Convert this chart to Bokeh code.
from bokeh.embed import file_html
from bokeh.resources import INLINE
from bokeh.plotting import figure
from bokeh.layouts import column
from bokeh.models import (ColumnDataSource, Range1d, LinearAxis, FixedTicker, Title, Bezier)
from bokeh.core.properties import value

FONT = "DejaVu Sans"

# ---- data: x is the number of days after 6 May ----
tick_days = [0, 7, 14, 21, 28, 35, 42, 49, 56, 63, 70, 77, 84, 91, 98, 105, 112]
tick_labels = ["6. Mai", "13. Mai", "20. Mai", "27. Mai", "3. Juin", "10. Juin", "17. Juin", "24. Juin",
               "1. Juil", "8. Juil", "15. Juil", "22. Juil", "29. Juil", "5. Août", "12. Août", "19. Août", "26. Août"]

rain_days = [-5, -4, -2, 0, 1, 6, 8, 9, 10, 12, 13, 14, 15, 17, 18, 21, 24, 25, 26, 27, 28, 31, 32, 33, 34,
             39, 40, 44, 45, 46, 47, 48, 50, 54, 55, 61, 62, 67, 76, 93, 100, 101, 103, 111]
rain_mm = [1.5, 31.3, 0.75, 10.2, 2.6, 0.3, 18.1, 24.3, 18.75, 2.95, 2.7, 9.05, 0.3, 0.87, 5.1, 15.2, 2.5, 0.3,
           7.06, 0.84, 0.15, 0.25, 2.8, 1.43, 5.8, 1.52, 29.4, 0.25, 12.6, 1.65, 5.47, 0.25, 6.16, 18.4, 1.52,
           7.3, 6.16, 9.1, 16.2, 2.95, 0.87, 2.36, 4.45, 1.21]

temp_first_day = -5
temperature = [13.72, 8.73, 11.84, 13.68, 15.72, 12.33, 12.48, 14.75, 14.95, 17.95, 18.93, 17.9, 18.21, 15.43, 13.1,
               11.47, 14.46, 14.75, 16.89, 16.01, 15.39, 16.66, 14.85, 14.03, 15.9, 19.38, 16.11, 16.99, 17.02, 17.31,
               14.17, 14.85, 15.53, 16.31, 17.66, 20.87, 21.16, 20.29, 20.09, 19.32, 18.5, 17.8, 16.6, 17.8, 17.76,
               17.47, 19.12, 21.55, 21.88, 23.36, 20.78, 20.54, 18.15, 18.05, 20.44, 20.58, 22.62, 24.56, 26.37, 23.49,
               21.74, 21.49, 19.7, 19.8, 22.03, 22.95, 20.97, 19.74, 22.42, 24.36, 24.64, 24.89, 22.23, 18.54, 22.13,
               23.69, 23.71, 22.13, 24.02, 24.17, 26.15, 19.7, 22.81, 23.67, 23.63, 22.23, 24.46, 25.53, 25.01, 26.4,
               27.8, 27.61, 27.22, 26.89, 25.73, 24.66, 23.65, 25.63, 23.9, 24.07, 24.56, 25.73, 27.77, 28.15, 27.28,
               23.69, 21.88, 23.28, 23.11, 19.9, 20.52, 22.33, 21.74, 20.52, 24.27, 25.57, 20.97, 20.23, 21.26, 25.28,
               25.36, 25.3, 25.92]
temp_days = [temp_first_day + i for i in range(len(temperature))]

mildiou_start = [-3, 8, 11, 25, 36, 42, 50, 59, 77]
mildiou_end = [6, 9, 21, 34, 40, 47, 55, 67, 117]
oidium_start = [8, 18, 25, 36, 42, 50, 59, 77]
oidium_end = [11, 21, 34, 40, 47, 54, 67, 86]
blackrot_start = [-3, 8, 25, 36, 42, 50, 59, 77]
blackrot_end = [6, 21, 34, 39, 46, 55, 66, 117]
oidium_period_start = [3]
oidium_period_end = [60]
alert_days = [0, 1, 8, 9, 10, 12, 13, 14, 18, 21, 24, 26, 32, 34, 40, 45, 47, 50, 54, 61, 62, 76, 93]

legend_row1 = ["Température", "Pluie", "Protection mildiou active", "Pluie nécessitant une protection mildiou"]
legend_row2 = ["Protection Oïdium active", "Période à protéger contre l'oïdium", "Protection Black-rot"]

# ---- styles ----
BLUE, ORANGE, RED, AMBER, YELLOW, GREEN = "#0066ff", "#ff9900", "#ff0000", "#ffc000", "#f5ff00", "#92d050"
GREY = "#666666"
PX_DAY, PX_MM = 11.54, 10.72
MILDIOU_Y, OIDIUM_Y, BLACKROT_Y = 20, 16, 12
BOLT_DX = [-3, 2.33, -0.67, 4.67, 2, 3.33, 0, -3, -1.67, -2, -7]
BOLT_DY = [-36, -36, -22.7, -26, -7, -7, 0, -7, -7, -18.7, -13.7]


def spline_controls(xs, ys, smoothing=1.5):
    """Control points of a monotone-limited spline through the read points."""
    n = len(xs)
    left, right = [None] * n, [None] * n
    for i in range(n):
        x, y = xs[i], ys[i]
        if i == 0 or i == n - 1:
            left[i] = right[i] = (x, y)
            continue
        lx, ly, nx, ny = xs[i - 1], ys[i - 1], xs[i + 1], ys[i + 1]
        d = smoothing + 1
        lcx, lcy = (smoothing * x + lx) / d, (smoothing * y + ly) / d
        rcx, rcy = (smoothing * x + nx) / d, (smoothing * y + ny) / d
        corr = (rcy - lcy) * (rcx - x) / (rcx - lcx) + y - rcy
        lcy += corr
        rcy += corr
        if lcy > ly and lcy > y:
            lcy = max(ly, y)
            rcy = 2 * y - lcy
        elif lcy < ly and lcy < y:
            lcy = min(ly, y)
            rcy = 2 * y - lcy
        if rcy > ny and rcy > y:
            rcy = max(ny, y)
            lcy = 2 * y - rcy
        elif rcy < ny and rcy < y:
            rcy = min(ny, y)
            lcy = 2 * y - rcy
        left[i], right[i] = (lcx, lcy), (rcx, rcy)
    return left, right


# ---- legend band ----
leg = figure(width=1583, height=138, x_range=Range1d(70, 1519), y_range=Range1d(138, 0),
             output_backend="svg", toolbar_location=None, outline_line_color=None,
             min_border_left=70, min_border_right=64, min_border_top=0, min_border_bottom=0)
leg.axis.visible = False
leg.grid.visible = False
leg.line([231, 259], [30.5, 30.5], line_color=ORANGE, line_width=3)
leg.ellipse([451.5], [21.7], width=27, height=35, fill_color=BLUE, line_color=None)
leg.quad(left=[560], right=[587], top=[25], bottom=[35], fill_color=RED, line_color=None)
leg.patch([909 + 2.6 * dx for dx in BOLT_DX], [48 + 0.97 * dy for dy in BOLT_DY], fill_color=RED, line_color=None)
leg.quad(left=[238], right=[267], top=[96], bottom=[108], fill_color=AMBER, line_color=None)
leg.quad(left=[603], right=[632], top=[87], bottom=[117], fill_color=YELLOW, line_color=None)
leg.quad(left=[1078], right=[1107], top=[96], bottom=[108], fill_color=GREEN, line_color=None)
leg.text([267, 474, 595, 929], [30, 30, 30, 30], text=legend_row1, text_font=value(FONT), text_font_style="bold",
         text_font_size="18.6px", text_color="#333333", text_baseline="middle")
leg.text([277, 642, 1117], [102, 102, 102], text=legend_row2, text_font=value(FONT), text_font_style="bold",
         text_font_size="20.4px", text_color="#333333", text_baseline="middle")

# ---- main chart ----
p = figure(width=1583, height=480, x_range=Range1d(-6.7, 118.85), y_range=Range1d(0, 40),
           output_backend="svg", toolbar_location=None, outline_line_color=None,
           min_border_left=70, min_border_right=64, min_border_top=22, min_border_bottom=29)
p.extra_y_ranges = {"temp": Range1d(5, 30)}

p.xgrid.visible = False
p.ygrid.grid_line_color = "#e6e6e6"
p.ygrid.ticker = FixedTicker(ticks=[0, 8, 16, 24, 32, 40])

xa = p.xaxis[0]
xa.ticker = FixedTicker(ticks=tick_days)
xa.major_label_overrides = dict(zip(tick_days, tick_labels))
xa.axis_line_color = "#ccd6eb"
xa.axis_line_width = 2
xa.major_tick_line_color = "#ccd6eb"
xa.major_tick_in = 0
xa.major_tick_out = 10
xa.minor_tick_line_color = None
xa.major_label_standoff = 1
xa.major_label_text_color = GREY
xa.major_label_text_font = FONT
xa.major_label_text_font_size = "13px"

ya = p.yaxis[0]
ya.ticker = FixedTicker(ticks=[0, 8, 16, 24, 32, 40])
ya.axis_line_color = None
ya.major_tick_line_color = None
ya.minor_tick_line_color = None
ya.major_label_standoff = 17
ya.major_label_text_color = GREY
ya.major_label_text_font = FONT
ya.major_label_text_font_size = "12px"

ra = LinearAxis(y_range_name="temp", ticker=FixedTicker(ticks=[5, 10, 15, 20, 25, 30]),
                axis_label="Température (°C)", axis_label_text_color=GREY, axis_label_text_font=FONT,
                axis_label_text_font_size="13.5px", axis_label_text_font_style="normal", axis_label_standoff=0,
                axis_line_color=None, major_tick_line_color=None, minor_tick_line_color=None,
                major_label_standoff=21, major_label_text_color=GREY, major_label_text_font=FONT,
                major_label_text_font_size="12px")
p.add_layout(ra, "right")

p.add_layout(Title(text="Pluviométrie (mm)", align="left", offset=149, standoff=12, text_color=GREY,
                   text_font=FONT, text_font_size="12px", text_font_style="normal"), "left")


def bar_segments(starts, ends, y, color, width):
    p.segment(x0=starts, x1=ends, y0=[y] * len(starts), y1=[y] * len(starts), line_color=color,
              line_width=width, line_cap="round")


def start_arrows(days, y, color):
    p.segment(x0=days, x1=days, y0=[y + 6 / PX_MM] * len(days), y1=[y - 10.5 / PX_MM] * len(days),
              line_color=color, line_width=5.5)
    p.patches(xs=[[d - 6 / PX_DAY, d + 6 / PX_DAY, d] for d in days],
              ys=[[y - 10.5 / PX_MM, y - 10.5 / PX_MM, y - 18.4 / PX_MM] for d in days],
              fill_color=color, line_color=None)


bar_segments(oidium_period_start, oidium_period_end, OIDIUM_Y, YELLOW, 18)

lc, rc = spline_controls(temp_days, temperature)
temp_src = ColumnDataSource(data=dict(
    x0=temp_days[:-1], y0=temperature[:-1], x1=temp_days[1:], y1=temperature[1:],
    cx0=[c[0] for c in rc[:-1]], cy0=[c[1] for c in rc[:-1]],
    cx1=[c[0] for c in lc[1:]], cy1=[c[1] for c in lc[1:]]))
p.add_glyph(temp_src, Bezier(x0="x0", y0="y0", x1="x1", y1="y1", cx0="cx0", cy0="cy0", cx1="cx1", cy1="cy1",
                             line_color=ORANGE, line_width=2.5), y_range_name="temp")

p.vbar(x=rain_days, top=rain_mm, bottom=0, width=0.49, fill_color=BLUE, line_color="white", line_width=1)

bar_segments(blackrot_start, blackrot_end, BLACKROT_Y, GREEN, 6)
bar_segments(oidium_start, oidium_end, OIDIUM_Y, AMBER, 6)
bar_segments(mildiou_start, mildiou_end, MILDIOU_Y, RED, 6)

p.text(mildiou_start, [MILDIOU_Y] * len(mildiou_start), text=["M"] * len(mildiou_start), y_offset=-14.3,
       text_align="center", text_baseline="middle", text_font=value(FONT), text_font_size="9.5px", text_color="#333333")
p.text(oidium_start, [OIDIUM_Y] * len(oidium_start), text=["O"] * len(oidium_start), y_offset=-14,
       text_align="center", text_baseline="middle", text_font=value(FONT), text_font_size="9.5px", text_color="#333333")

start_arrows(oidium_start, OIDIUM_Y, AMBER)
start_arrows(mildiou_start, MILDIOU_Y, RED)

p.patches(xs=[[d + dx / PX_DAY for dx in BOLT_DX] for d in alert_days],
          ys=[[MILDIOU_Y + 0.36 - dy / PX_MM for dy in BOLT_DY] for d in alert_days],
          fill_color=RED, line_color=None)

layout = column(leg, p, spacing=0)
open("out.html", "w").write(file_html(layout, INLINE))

→ **Given task**
Restate the listing exactly, starting at its first line and ending at the line where "7.3, 6.16, 9.1, 16.2, 2.95, 0.87, 2.36, 4.45, 1.21]" occurs; include both and no other lines.

→ **Written response**
Convert this chart to Bokeh code.
from bokeh.embed import file_html
from bokeh.resources import INLINE
from bokeh.plotting import figure
from bokeh.layouts import column
from bokeh.models import (ColumnDataSource, Range1d, LinearAxis, FixedTicker, Title, Bezier)
from bokeh.core.properties import value

FONT = "DejaVu Sans"

# ---- data: x is the number of days after 6 May ----
tick_days = [0, 7, 14, 21, 28, 35, 42, 49, 56, 63, 70, 77, 84, 91, 98, 105, 112]
tick_labels = ["6. Mai", "13. Mai", "20. Mai", "27. Mai", "3. Juin", "10. Juin", "17. Juin", "24. Juin",
               "1. Juil", "8. Juil", "15. Juil", "22. Juil", "29. Juil", "5. Août", "12. Août", "19. Août", "26. Août"]

rain_days = [-5, -4, -2, 0, 1, 6, 8, 9, 10, 12, 13, 14, 15, 17, 18, 21, 24, 25, 26, 27, 28, 31, 32, 33, 34,
             39, 40, 44, 45, 46, 47, 48, 50, 54, 55, 61, 62, 67, 76, 93, 100, 101, 103, 111]
rain_mm = [1.5, 31.3, 0.75, 10.2, 2.6, 0.3, 18.1, 24.3, 18.75, 2.95, 2.7, 9.05, 0.3, 0.87, 5.1, 15.2, 2.5, 0.3,
           7.06, 0.84, 0.15, 0.25, 2.8, 1.43, 5.8, 1.52, 29.4, 0.25, 12.6, 1.65, 5.47, 0.25, 6.16, 18.4, 1.52,
           7.3, 6.16, 9.1, 16.2, 2.95, 0.87, 2.36, 4.45, 1.21]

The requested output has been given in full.